>> START Records supplied

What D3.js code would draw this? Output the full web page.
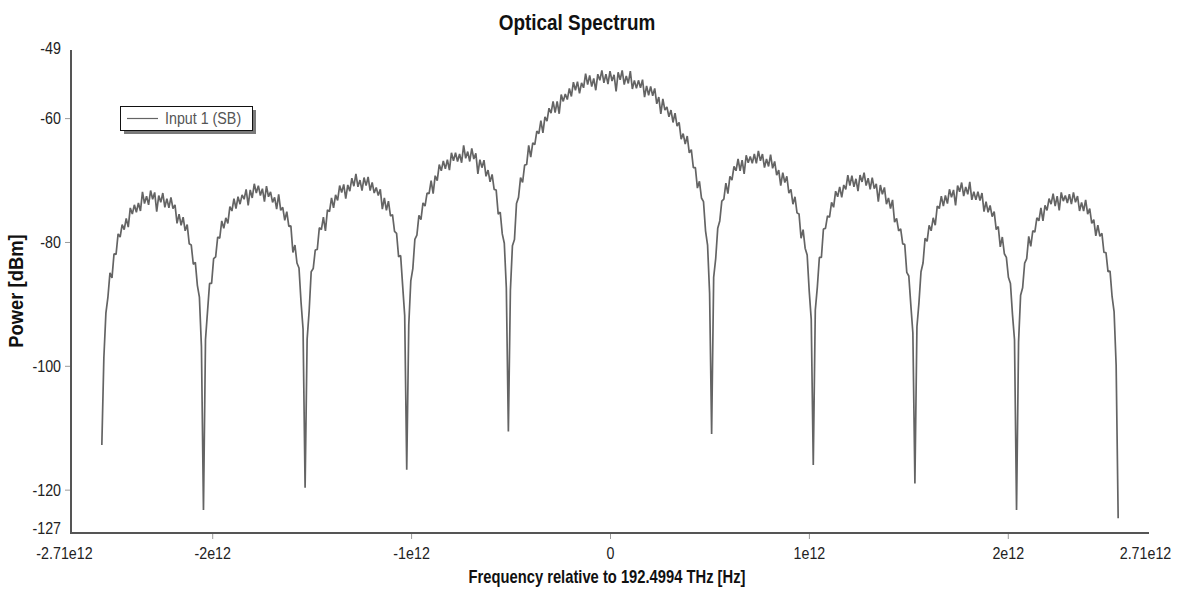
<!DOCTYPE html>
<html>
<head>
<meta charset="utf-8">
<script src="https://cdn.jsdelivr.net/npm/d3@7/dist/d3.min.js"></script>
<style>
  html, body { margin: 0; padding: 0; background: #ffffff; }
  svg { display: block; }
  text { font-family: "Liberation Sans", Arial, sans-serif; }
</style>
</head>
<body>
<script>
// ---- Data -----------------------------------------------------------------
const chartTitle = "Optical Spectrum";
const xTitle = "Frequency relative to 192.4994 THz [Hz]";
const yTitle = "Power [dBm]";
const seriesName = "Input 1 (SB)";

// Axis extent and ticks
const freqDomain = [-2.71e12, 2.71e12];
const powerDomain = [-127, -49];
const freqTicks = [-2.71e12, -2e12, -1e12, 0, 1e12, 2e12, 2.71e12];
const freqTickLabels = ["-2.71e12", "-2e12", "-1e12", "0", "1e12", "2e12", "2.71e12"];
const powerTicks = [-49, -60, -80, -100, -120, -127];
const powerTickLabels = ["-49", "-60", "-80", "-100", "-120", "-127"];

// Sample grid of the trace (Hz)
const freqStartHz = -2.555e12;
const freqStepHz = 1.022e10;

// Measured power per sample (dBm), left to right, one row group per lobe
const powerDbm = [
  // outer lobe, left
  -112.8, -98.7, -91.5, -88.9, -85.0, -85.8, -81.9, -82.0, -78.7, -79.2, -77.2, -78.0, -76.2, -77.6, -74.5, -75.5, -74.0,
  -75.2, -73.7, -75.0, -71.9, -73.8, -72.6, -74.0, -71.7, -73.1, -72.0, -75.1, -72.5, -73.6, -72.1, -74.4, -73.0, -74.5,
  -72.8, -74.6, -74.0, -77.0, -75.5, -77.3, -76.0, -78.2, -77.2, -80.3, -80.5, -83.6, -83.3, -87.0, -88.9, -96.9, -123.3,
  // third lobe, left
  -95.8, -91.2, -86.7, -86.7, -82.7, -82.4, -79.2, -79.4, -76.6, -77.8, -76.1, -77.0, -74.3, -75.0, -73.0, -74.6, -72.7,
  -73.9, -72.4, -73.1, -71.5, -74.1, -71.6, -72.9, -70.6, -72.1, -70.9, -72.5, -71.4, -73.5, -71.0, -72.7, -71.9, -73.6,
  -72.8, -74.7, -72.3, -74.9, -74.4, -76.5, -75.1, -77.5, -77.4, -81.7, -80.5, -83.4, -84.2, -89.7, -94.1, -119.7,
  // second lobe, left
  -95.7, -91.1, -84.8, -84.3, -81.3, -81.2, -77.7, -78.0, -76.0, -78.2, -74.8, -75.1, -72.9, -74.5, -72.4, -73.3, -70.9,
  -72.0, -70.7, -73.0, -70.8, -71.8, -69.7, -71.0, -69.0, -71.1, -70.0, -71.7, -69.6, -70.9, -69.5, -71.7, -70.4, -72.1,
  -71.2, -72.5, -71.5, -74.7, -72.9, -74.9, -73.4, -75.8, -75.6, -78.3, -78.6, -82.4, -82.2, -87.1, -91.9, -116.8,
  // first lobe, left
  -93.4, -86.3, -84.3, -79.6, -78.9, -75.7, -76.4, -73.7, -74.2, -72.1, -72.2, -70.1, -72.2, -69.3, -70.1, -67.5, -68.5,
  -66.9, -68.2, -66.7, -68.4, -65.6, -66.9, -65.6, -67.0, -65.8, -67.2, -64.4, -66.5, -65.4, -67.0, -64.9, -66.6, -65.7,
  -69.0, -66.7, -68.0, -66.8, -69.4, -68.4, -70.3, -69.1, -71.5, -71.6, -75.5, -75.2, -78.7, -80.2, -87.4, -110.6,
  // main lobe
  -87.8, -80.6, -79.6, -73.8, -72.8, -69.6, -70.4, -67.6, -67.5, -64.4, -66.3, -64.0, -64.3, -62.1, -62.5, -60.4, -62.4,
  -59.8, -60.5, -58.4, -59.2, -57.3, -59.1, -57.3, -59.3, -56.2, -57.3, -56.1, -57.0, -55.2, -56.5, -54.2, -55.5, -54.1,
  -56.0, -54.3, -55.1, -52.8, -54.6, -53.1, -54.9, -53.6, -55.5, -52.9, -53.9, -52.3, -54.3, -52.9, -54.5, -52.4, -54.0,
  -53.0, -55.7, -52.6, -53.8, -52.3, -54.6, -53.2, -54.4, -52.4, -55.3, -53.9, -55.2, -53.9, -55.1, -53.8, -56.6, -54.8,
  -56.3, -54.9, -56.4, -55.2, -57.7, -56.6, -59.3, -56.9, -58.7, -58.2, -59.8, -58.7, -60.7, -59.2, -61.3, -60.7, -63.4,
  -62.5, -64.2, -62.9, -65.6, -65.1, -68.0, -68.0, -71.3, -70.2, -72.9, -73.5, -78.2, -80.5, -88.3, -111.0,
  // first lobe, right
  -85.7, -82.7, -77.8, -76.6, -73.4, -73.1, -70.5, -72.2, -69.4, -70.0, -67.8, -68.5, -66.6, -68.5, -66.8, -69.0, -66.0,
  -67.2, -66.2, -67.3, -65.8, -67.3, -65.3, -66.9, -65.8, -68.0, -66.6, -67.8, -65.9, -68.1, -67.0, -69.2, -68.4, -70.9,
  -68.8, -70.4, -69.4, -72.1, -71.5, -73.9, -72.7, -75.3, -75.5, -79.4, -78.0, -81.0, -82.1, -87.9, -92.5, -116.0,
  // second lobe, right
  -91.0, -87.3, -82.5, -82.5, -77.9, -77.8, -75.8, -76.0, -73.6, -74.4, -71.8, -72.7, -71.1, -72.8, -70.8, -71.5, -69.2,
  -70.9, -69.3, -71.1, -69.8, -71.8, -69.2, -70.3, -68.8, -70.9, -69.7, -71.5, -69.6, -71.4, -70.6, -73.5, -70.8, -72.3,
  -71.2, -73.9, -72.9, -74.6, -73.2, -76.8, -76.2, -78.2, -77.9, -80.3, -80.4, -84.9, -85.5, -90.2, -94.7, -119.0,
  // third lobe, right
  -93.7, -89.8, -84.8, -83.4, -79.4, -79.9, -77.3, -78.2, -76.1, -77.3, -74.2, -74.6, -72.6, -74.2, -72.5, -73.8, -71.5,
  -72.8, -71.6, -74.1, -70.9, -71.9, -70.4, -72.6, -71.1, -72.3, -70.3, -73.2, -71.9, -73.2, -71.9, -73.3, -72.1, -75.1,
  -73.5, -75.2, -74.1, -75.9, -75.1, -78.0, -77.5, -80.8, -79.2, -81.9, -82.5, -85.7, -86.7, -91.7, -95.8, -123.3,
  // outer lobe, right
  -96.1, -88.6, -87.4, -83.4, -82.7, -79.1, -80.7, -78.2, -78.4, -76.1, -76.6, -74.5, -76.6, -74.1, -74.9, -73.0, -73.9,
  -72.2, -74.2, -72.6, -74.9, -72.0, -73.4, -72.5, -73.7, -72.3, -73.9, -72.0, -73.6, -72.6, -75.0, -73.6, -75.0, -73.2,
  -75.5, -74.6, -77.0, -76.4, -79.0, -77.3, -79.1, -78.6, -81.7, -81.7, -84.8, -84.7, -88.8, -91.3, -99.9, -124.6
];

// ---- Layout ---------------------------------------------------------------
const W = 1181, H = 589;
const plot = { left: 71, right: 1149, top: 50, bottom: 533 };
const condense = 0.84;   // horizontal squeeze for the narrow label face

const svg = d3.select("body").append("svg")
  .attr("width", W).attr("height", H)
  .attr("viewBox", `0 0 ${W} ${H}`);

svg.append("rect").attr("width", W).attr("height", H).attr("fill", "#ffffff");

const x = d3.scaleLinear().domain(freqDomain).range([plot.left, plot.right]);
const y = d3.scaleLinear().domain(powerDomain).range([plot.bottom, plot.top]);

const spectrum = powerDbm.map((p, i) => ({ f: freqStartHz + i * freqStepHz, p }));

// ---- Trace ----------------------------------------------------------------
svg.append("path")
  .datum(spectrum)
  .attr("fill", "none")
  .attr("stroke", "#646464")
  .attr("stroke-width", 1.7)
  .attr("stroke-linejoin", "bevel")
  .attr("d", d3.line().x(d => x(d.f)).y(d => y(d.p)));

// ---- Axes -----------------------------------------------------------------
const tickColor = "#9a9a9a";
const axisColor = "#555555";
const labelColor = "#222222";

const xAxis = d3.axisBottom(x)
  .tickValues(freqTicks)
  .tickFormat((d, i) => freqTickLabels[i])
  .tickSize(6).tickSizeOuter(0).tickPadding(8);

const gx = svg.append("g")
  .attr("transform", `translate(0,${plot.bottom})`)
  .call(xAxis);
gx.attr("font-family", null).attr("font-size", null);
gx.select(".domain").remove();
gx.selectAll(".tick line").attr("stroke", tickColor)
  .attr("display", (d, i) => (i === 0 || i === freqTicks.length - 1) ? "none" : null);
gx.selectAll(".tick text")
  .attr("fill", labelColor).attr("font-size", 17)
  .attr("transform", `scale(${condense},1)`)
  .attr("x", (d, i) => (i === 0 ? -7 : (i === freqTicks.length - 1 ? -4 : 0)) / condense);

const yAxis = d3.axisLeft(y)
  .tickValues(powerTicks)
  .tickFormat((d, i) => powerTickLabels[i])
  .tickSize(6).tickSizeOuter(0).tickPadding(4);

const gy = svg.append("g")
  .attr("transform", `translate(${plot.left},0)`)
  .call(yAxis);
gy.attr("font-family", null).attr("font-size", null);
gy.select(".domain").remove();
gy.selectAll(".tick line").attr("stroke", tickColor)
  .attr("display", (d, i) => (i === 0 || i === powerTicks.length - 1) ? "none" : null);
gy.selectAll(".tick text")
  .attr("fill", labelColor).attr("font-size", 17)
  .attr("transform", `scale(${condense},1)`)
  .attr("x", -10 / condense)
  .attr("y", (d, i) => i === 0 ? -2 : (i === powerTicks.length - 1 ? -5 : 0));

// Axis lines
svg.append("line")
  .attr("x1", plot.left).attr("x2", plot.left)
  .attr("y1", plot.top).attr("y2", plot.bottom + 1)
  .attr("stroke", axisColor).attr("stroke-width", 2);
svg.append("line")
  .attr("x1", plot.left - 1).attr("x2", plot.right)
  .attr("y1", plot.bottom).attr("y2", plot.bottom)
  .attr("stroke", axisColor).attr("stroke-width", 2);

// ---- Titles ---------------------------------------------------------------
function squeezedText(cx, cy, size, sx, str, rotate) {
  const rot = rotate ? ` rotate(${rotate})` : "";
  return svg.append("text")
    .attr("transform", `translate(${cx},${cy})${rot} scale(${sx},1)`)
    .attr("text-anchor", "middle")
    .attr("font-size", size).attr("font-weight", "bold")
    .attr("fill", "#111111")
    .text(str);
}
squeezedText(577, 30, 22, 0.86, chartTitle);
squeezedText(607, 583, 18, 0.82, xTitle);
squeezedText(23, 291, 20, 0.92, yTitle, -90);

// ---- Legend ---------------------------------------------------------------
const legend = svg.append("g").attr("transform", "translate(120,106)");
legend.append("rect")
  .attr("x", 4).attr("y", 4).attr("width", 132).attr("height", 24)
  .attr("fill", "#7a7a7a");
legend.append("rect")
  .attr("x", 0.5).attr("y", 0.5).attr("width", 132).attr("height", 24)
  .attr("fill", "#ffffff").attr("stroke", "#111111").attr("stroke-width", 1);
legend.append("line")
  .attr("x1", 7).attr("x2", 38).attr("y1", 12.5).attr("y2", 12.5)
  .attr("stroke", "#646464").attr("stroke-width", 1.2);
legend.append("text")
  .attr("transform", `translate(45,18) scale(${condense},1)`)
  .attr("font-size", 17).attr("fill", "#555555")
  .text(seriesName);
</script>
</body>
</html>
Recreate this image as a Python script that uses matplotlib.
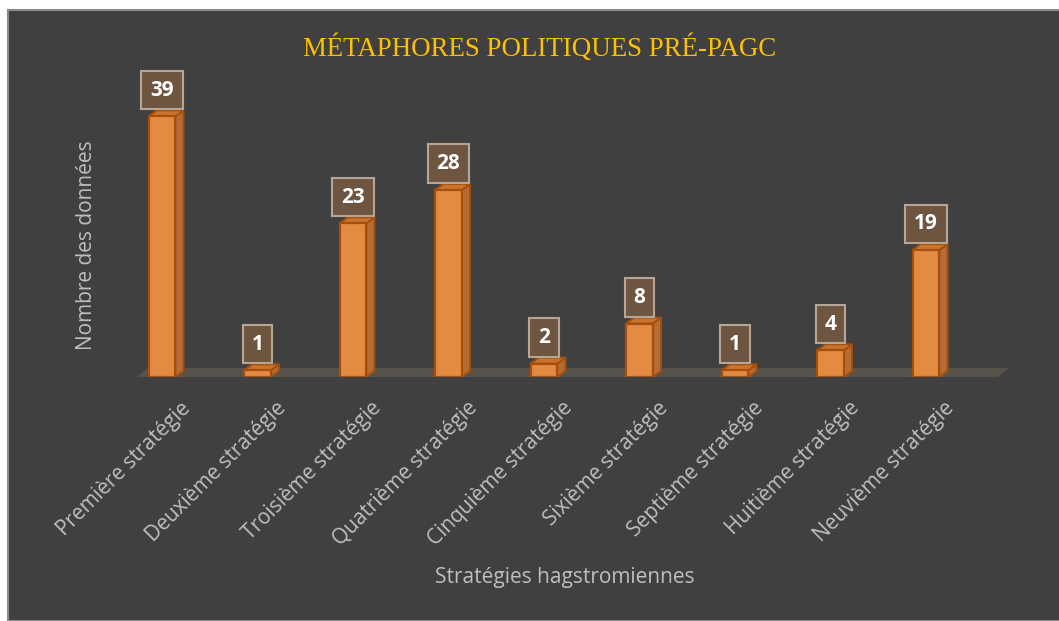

>> END Records supplied

_Instruction_. Pictures do not belong in the copy. Repeat only the lines from the top of the records through the line containing "const freqStepHz = 1.022e10;".

_Solved problem_.
What D3.js code would draw this? Output the full web page.
<!DOCTYPE html>
<html>
<head>
<meta charset="utf-8">
<script src="https://cdn.jsdelivr.net/npm/d3@7/dist/d3.min.js"></script>
<style>
  html, body { margin: 0; padding: 0; background: #ffffff; }
  svg { display: block; }
  text { font-family: "Liberation Sans", Arial, sans-serif; }
</style>
</head>
<body>
<script>
// ---- Data -----------------------------------------------------------------
const chartTitle = "Optical Spectrum";
const xTitle = "Frequency relative to 192.4994 THz [Hz]";
const yTitle = "Power [dBm]";
const seriesName = "Input 1 (SB)";

// Axis extent and ticks
const freqDomain = [-2.71e12, 2.71e12];
const powerDomain = [-127, -49];
const freqTicks = [-2.71e12, -2e12, -1e12, 0, 1e12, 2e12, 2.71e12];
const freqTickLabels = ["-2.71e12", "-2e12", "-1e12", "0", "1e12", "2e12", "2.71e12"];
const powerTicks = [-49, -60, -80, -100, -120, -127];
const powerTickLabels = ["-49", "-60", "-80", "-100", "-120", "-127"];

// Sample grid of the trace (Hz)
const freqStartHz = -2.555e12;
const freqStepHz = 1.022e10;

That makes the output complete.